Some of these figures reflect our aging population: We have more widows
and widowers than at any time in the past. But they also reflect
changing mores. People are marrying at older ages, and larger numbers
are choosing not to marry at all, not to stay married, and to have
children outside of marriage. A new Gallup poll shows that more people
now approve of both out-of-wedlock births and divorce. Only 41 percent
of Americans believe it is morally wrong to bear a child outside
marriage, and a mere 23 percent think divorce is morally wrong.

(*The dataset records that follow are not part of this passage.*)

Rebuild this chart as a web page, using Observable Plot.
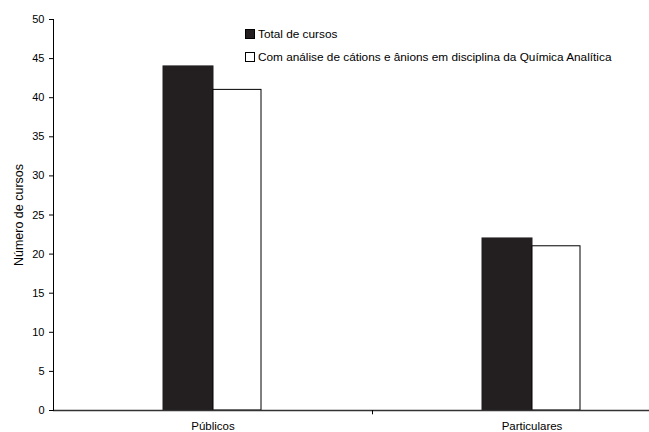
<!DOCTYPE html>
<html>
<head>
<meta charset="utf-8">
<script src="https://cdn.jsdelivr.net/npm/d3@7"></script>
<script src="https://cdn.jsdelivr.net/npm/@observablehq/plot@0.6"></script>
<style>
  html, body { margin: 0; padding: 0; background: #fff; }
  #wrap { position: relative; width: 649px; height: 432px; overflow: hidden; font-family: "Liberation Sans", Arial, sans-serif; }
  .leg { position: absolute; left: 245px; font-size: 11.8px; color: #000; display: flex; align-items: center; white-space: nowrap; }
  .sw { width: 10px; height: 10px; border: 1px solid #000; margin-right: 3px; box-sizing: border-box; }
</style>
</head>
<body>
<div id="wrap"></div>
<script>
const categories = ["Públicos", "Particulares"];
const seriesNames = ["Total de cursos", "Com análise de cátions e ânions em disciplina da Química Analítica"];
const totalCursos = [44, 22];
const comAnalise = [41, 21];
const yTicks = [0, 5, 10, 15, 20, 25, 30, 35, 40, 45, 50];

const totalData = categories.map((c, i) => ({category: c, value: totalCursos[i]}));
const comData = categories.map((c, i) => ({category: c, value: comAnalise[i]}));

const chart = Plot.plot({
  width: 649,
  height: 432,
  marginLeft: 53,
  marginRight: 0,
  marginTop: 19,
  marginBottom: 22,
  style: {fontFamily: "'Liberation Sans', Arial, sans-serif", fontSize: "11px", color: "#000", background: "#fff", overflow: "hidden"},
  x: {type: "band", domain: categories, range: [53, 691], padding: 0},
  y: {domain: [0, 50], ticks: yTicks},
  marks: [
    Plot.barY(totalData, {x: "category", y: "value", fill: "#231f20", stroke: "#231f20", strokeWidth: 1, insetLeft: 110, insetRight: 159}),
    Plot.barY(comData, {x: "category", y: "value", fill: "#fff", stroke: "#000", strokeWidth: 1, insetLeft: 160, insetRight: 111}),
    Plot.ruleY([0], {stroke: "#333", strokeWidth: 1.5}),
    Plot.frame({anchor: "left", stroke: "#000"}),
    Plot.ruleX([categories[1]], {x: d => d, dx: -159.5, y1: 0, y2: -0.55, stroke: "#000"}),
    Plot.axisY({ticks: yTicks, tickSize: 4, tickPadding: 5, label: null, fontSize: 11}),
    Plot.axisX({tickSize: 0, tickPadding: 11, label: null, fontSize: 11.5}),
    Plot.text(["Número de cursos"], {frameAnchor: "left", dx: -35, rotate: -90, text: d => d, fontSize: 12.5, textAnchor: "middle", lineAnchor: "middle"})
  ]
});

const wrap = document.getElementById("wrap");
wrap.appendChild(chart);

const legColors = ["#231f20", "#fff"];
const legTops = [27, 50];
seriesNames.forEach((name, i) => {
  const d = document.createElement("div");
  d.className = "leg";
  d.style.top = legTops[i] + "px";
  const sw = document.createElement("span");
  sw.className = "sw";
  sw.style.background = legColors[i];
  const t = document.createElement("span");
  t.textContent = name;
  d.appendChild(sw);
  d.appendChild(t);
  wrap.appendChild(d);
});
</script>
</body>
</html>
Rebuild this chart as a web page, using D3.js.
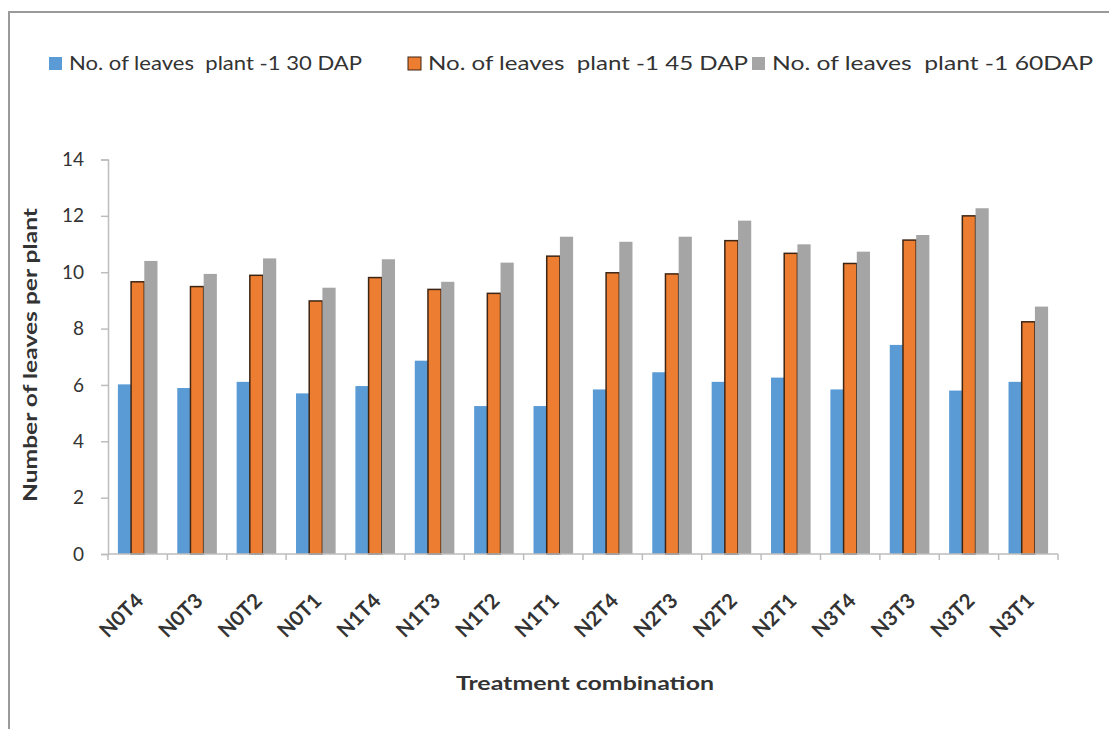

What all this means is that increasing numbers of children are growing
up without two parents, and few policymakers seem to care, even though
the societal consequences bode ill for the future. Myriad studies have
documented that children who grow up without two parents are more
likely to do worse in school, drop out, commit crimes, and earn less
during their lifetimes than those who are raised with both parents,
even adjusting for economic status and race. They are also far less
likely to have stable relationships and marriages as adults, thus
fueling the cycle of marriage breakdown.
Perhaps the most alarming result of this family breakdown comes from a
new analysis of longitudinal data from a large cohort of young children
-- primarily bright, white children born to middle-class and affluent
parents -- who were followed throughout their lives. The study found
that even relatively privileged children suffered when their parents
divorced. According to researchers Howard Friedman and Leslie Martin,
the children of divorce had an average lifespan five years shorter than
those whose parents stayed married.
And children of divorce aren’t as bad off as children whose parents
never married, who now make up the vast majority of African-American
children, and a growing number of Hispanic and working-class white
children.
So what are policymakers doing about the problem? Not much. Indeed, the
rare discussions that take place on public policy toward marriage focus
on whether gay couples should be allowed to marry. But that’s hardly
the biggest issue. However individuals feel about gay marriage, the
real threat to the institution of marriage is one posed by the decline
in the institution among heterosexuals.
There isn’t much government can do to encourage people to marry; but
for the last 40 years, government has been heavily implicated in
encouraging divorce. All states now have no-fault divorce laws, which
make it easier to dissolve a marriage contract than a cellphone
contract. One thing policymakers could do is revisit the ease with
which we allow couples -- especially those with minor children -- to
dissolve their marriages.
A new group, the Coalition for Divorce Reform, is trying to do just
that. Chris Gersten, a former Bush administration official and my
husband of 44 years, started the organization -- and he is joined by
many of the leading marriage and divorce experts in the country. They
are working together to promote legislation that will require divorcing
couples to take research-based skills-training programs, which have
been shown to reduce divorce. The aim is to help those couples in
low-conflict marriages if they have minor children and neither partner
has engaged in physical abuse or is addicted to drugs or alcohol. More
information can be found online at www.divorcereform.info.
This effort may not rescue the institution of marriage from the peril
it’s in, but it’s a start. New research tells us that 30 percent of
divorcing couples say they would be willing to reconcile if there were
low-cost approaches to saving their marriages available.
In the end, it’s the children who pay for the devastating effects of
divorce. It’s time we start putting our kids first.